Annapolis (March 7, 2014) – The National Federation of Independent Business (NFIB), which represents thousands of small business owners in Maryland, today urged members of the House to reject a proposal to raise the state minimum wage by nearly 40 percent.
“Small business owners can’t wave a magic wand and increase their sales by 40 percent,” said NFIB Maryland State Director Jessica Cooper. “They can’t reduce their taxes. They can’t reduce their health care premiums. They can’t reduce the cost of supplies or the cost of utilities or any of their other expenses.
“What makes politicians in Annapolis think that small businesses can absorb an increase this big,” she continued.

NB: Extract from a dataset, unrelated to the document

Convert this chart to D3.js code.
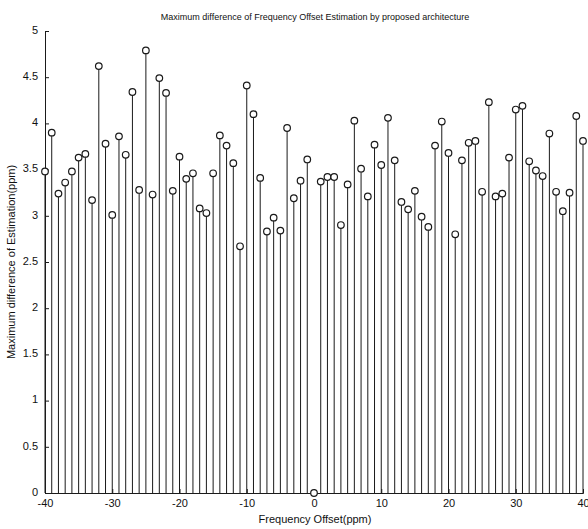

The House is expected today to vote on a bill to increase the minimum wage to $10.10 per hour, a 39 percent increase over the current rate of $7.25. If it passes, creating an entry-level job in Maryland will cost almost 40 percent more than it does in Pennsylvania, Virginia and the Carolinas. And it will be more than a dollar higher than Delaware, where lower taxes and fewer regulations already make it more attractive for businesses than Maryland.
“We’re already ranked among the worst states in the country for business and this won’t improve our reputation,” said Cooper. “We can’t afford to keep doing this. We can’t afford to keep adopting policies that alienate business investors and small business owners in Maryland because ultimately they’ll go where they feel welcomed.”